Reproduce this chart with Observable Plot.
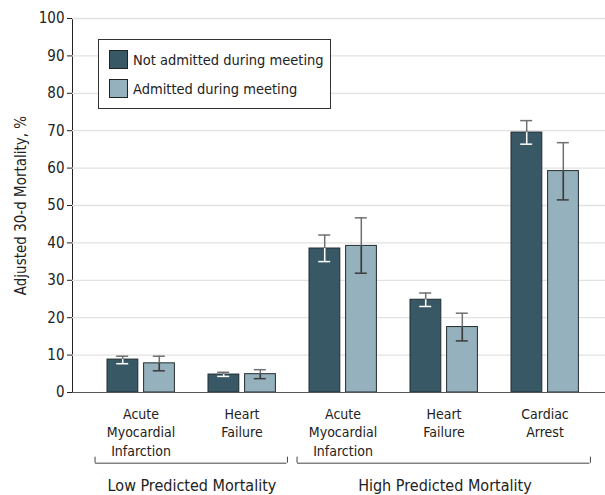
<!DOCTYPE html>
<html>
<head>
<meta charset="utf-8">
<script src="https://cdn.jsdelivr.net/npm/d3@7"></script>
<script src="https://cdn.jsdelivr.net/npm/@observablehq/plot@0.6"></script>
<style>
  body { margin: 0; background: #fff; }
  #wrap { position: relative; width: 605px; height: 495px; font-family: "DejaVu Sans Condensed", "Liberation Sans Narrow", "DejaVu Sans", sans-serif; color: #222; }
  .legend { position: absolute; left: 98px; top: 39px; width: 231px; height: 68px; border: 1px solid #333; background: #fff; font-size: 14.5px; }
  .legend .item { position: absolute; left: 10px; display: flex; align-items: center; white-space: nowrap; }
  .legend .sw { width: 17px; height: 17px; border: 1px solid #222; margin-right: 5px; }
</style>
</head>
<body>
<div id="wrap"></div>
<script>
// ---- data ----
const groupIds = ["low-ami", "low-hf", "high-ami", "high-hf", "high-ca"];
const groupTickLabels = ["Acute\nMyocardial\nInfarction", "Heart\nFailure", "Acute\nMyocardial\nInfarction", "Heart\nFailure", "Cardiac\nArrest"];
const seriesNames = ["Not admitted during meeting", "Admitted during meeting"];
const seriesColors = ["#395866", "#95b1bd"];
const notAdmittedMean = [8.8, 4.8, 38.5, 24.8, 69.5];
const notAdmittedLow  = [7.7, 4.3, 35.0, 23.0, 66.4];
const notAdmittedHigh = [9.7, 5.4, 42.1, 26.6, 72.7];
const admittedMean = [7.8, 4.9, 39.2, 17.5, 59.2];
const admittedLow  = [5.8, 3.7, 31.9, 13.8, 51.5];
const admittedHigh = [9.7, 6.1, 46.7, 21.2, 66.8];
const riskNames = ["Low Predicted Mortality", "High Predicted Mortality"];
const riskFirstGroup = ["low-ami", "high-ami"];
const riskLastGroup = ["low-hf", "high-ca"];
const yTicks = [0, 10, 20, 30, 40, 50, 60, 70, 80, 90, 100];
const yLabel = "Adjusted 30-d Mortality, %";

// ---- tables ----
const rowsNot = groupIds.map((g, i) => ({group: g, mean: notAdmittedMean[i], lo: notAdmittedLow[i], hi: notAdmittedHigh[i]}));
const rowsAdm = groupIds.map((g, i) => ({group: g, mean: admittedMean[i], lo: admittedLow[i], hi: admittedHigh[i]}));
const labelOf = new Map(groupIds.map((g, i) => [g, groupTickLabels[i]]));
const riskRows = riskNames.map((name, i) => ({
  name, first: riskFirstGroup[i], last: riskLastGroup[i],
  span: groupIds.indexOf(riskLastGroup[i]) - groupIds.indexOf(riskFirstGroup[i])
}));

const X_RANGE = [88, 597.5];
const STEP = (X_RANGE[1] - X_RANGE[0]) / groupIds.length;
const BAR_DX = 18.3;
const CAP_INSET = 44.5;
const outerErr = "#707070";

function errorMarks(rows, dx, innerColor) {
  return [
    Plot.ruleX(rows, {x: "group", y1: "lo", y2: "hi", dx, stroke: outerErr, strokeWidth: 1.5}),
    Plot.tickY(rows, {x: "group", y: "hi", dx, insetLeft: CAP_INSET, insetRight: CAP_INSET, stroke: outerErr, strokeWidth: 1.5}),
    Plot.ruleX(rows, {x: "group", y1: "lo", y2: d => Math.min(d.mean, d.hi), dx, stroke: innerColor, strokeWidth: 1.5}),
    Plot.tickY(rows, {x: "group", y: "lo", dx, insetLeft: CAP_INSET, insetRight: CAP_INSET, stroke: innerColor, strokeWidth: 1.5})
  ];
}

const BRACKET_Y = -18.9, BRACKET_TOP = -17.3, RISK_LABEL_Y = -24.9;
const BR_INSET = 5;
function bracketMarks(r) {
  const d = [r];
  const half = STEP / 2 - BR_INSET;
  return [
    Plot.ruleY(d, {x1: "first", x2: "last", y: () => BRACKET_Y, insetLeft: BR_INSET, insetRight: BR_INSET + 0.5, stroke: "#444", strokeWidth: 1}),
    Plot.ruleX(d, {x: "first", y1: () => BRACKET_Y, y2: () => BRACKET_TOP, dx: -half, stroke: "#444"}),
    Plot.ruleX(d, {x: "last", y1: () => BRACKET_Y, y2: () => BRACKET_TOP, dx: half - 0.5, stroke: "#444"}),
    Plot.text(d, {x: "first", y: () => RISK_LABEL_Y, text: "name", dx: r.span * STEP / 2, fontSize: 16, textAnchor: "middle"})
  ];
}

const plot = Plot.plot({
  width: 605,
  height: 495,
  marginTop: 18,
  marginBottom: 103,
  marginLeft: 72,
  marginRight: 0,
  style: {fontFamily: "\"DejaVu Sans Condensed\", \"Liberation Sans Narrow\", \"DejaVu Sans\", sans-serif", fontSize: "15px", color: "#222", background: "#fff"},
  x: {domain: groupIds, range: X_RANGE, padding: 0, axis: null},
  y: {domain: [0, 100], ticks: yTicks, tickSize: 5, tickPadding: 3, label: yLabel, labelArrow: false, labelAnchor: "center", labelOffset: 57, line: true},
  marks: [
    Plot.ruleY(yTicks.filter(t => t > 0), {stroke: "#e2e2e2", strokeWidth: 1.3}),
    Plot.barY(rowsNot, {x: "group", y: "mean", fill: seriesColors[0], stroke: "#1f2b31", strokeWidth: 1, insetLeft: 17, insetRight: 53.2}),
    Plot.barY(rowsAdm, {x: "group", y: "mean", fill: seriesColors[1], stroke: "#222c30", strokeWidth: 1, insetLeft: 53.6, insetRight: 16.6}),
    ...errorMarks(rowsNot, -BAR_DX, "#ffffff"),
    ...errorMarks(rowsAdm, BAR_DX, "#3a3a3a"),
    Plot.ruleY([0], {stroke: "#555", strokeWidth: 1.2}),
    Plot.text(groupIds, {x: d => d, y: () => 0, dy: 13, text: d => labelOf.get(d), lineAnchor: "top", lineHeight: 1.32, fontSize: 14, textAnchor: "middle"}),
    ...riskRows.flatMap(bracketMarks)
  ]
});

const wrap = document.getElementById("wrap");
wrap.appendChild(plot);

const legend = document.createElement("div");
legend.className = "legend";
seriesNames.forEach((name, i) => {
  const item = document.createElement("div");
  item.className = "item";
  item.style.top = (i === 0 ? 10 : 39) + "px";
  const sw = document.createElement("div");
  sw.className = "sw";
  sw.style.background = seriesColors[i];
  const t = document.createElement("span");
  t.textContent = name;
  item.appendChild(sw);
  item.appendChild(t);
  legend.appendChild(item);
});
wrap.appendChild(legend);
</script>
</body>
</html>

● ● ● ●

** SET EXERCISE **
Images should not appear in the copy; retype the listing above exactly.

** FULL ANSWER **
Reproduce this chart with Observable Plot.
<!DOCTYPE html>
<html>
<head>
<meta charset="utf-8">
<script src="https://cdn.jsdelivr.net/npm/d3@7"></script>
<script src="https://cdn.jsdelivr.net/npm/@observablehq/plot@0.6"></script>
<style>
  body { margin: 0; background: #fff; }
  #wrap { position: relative; width: 605px; height: 495px; font-family: "DejaVu Sans Condensed", "Liberation Sans Narrow", "DejaVu Sans", sans-serif; color: #222; }
  .legend { position: absolute; left: 98px; top: 39px; width: 231px; height: 68px; border: 1px solid #333; background: #fff; font-size: 14.5px; }
  .legend .item { position: absolute; left: 10px; display: flex; align-items: center; white-space: nowrap; }
  .legend .sw { width: 17px; height: 17px; border: 1px solid #222; margin-right: 5px; }
</style>
</head>
<body>
<div id="wrap"></div>
<script>
// ---- data ----
const groupIds = ["low-ami", "low-hf", "high-ami", "high-hf", "high-ca"];
const groupTickLabels = ["Acute\nMyocardial\nInfarction", "Heart\nFailure", "Acute\nMyocardial\nInfarction", "Heart\nFailure", "Cardiac\nArrest"];
const seriesNames = ["Not admitted during meeting", "Admitted during meeting"];
const seriesColors = ["#395866", "#95b1bd"];
const notAdmittedMean = [8.8, 4.8, 38.5, 24.8, 69.5];
const notAdmittedLow  = [7.7, 4.3, 35.0, 23.0, 66.4];
const notAdmittedHigh = [9.7, 5.4, 42.1, 26.6, 72.7];
const admittedMean = [7.8, 4.9, 39.2, 17.5, 59.2];
const admittedLow  = [5.8, 3.7, 31.9, 13.8, 51.5];
const admittedHigh = [9.7, 6.1, 46.7, 21.2, 66.8];
const riskNames = ["Low Predicted Mortality", "High Predicted Mortality"];
const riskFirstGroup = ["low-ami", "high-ami"];
const riskLastGroup = ["low-hf", "high-ca"];
const yTicks = [0, 10, 20, 30, 40, 50, 60, 70, 80, 90, 100];
const yLabel = "Adjusted 30-d Mortality, %";

// ---- tables ----
const rowsNot = groupIds.map((g, i) => ({group: g, mean: notAdmittedMean[i], lo: notAdmittedLow[i], hi: notAdmittedHigh[i]}));
const rowsAdm = groupIds.map((g, i) => ({group: g, mean: admittedMean[i], lo: admittedLow[i], hi: admittedHigh[i]}));
const labelOf = new Map(groupIds.map((g, i) => [g, groupTickLabels[i]]));
const riskRows = riskNames.map((name, i) => ({
  name, first: riskFirstGroup[i], last: riskLastGroup[i],
  span: groupIds.indexOf(riskLastGroup[i]) - groupIds.indexOf(riskFirstGroup[i])
}));

const X_RANGE = [88, 597.5];
const STEP = (X_RANGE[1] - X_RANGE[0]) / groupIds.length;
const BAR_DX = 18.3;
const CAP_INSET = 44.5;
const outerErr = "#707070";

function errorMarks(rows, dx, innerColor) {
  return [
    Plot.ruleX(rows, {x: "group", y1: "lo", y2: "hi", dx, stroke: outerErr, strokeWidth: 1.5}),
    Plot.tickY(rows, {x: "group", y: "hi", dx, insetLeft: CAP_INSET, insetRight: CAP_INSET, stroke: outerErr, strokeWidth: 1.5}),
    Plot.ruleX(rows, {x: "group", y1: "lo", y2: d => Math.min(d.mean, d.hi), dx, stroke: innerColor, strokeWidth: 1.5}),
    Plot.tickY(rows, {x: "group", y: "lo", dx, insetLeft: CAP_INSET, insetRight: CAP_INSET, stroke: innerColor, strokeWidth: 1.5})
  ];
}

const BRACKET_Y = -18.9, BRACKET_TOP = -17.3, RISK_LABEL_Y = -24.9;
const BR_INSET = 5;
function bracketMarks(r) {
  const d = [r];
  const half = STEP / 2 - BR_INSET;
  return [
    Plot.ruleY(d, {x1: "first", x2: "last", y: () => BRACKET_Y, insetLeft: BR_INSET, insetRight: BR_INSET + 0.5, stroke: "#444", strokeWidth: 1}),
    Plot.ruleX(d, {x: "first", y1: () => BRACKET_Y, y2: () => BRACKET_TOP, dx: -half, stroke: "#444"}),
    Plot.ruleX(d, {x: "last", y1: () => BRACKET_Y, y2: () => BRACKET_TOP, dx: half - 0.5, stroke: "#444"}),
    Plot.text(d, {x: "first", y: () => RISK_LABEL_Y, text: "name", dx: r.span * STEP / 2, fontSize: 16, textAnchor: "middle"})
  ];
}

const plot = Plot.plot({
  width: 605,
  height: 495,
  marginTop: 18,
  marginBottom: 103,
  marginLeft: 72,
  marginRight: 0,
  style: {fontFamily: "\"DejaVu Sans Condensed\", \"Liberation Sans Narrow\", \"DejaVu Sans\", sans-serif", fontSize: "15px", color: "#222", background: "#fff"},
  x: {domain: groupIds, range: X_RANGE, padding: 0, axis: null},
  y: {domain: [0, 100], ticks: yTicks, tickSize: 5, tickPadding: 3, label: yLabel, labelArrow: false, labelAnchor: "center", labelOffset: 57, line: true},
  marks: [
    Plot.ruleY(yTicks.filter(t => t > 0), {stroke: "#e2e2e2", strokeWidth: 1.3}),
    Plot.barY(rowsNot, {x: "group", y: "mean", fill: seriesColors[0], stroke: "#1f2b31", strokeWidth: 1, insetLeft: 17, insetRight: 53.2}),
    Plot.barY(rowsAdm, {x: "group", y: "mean", fill: seriesColors[1], stroke: "#222c30", strokeWidth: 1, insetLeft: 53.6, insetRight: 16.6}),
    ...errorMarks(rowsNot, -BAR_DX, "#ffffff"),
    ...errorMarks(rowsAdm, BAR_DX, "#3a3a3a"),
    Plot.ruleY([0], {stroke: "#555", strokeWidth: 1.2}),
    Plot.text(groupIds, {x: d => d, y: () => 0, dy: 13, text: d => labelOf.get(d), lineAnchor: "top", lineHeight: 1.32, fontSize: 14, textAnchor: "middle"}),
    ...riskRows.flatMap(bracketMarks)
  ]
});

const wrap = document.getElementById("wrap");
wrap.appendChild(plot);

const legend = document.createElement("div");
legend.className = "legend";
seriesNames.forEach((name, i) => {
  const item = document.createElement("div");
  item.className = "item";
  item.style.top = (i === 0 ? 10 : 39) + "px";
  const sw = document.createElement("div");
  sw.className = "sw";
  sw.style.background = seriesColors[i];
  const t = document.createElement("span");
  t.textContent = name;
  item.appendChild(sw);
  item.appendChild(t);
  legend.appendChild(item);
});
wrap.appendChild(legend);
</script>
</body>
</html>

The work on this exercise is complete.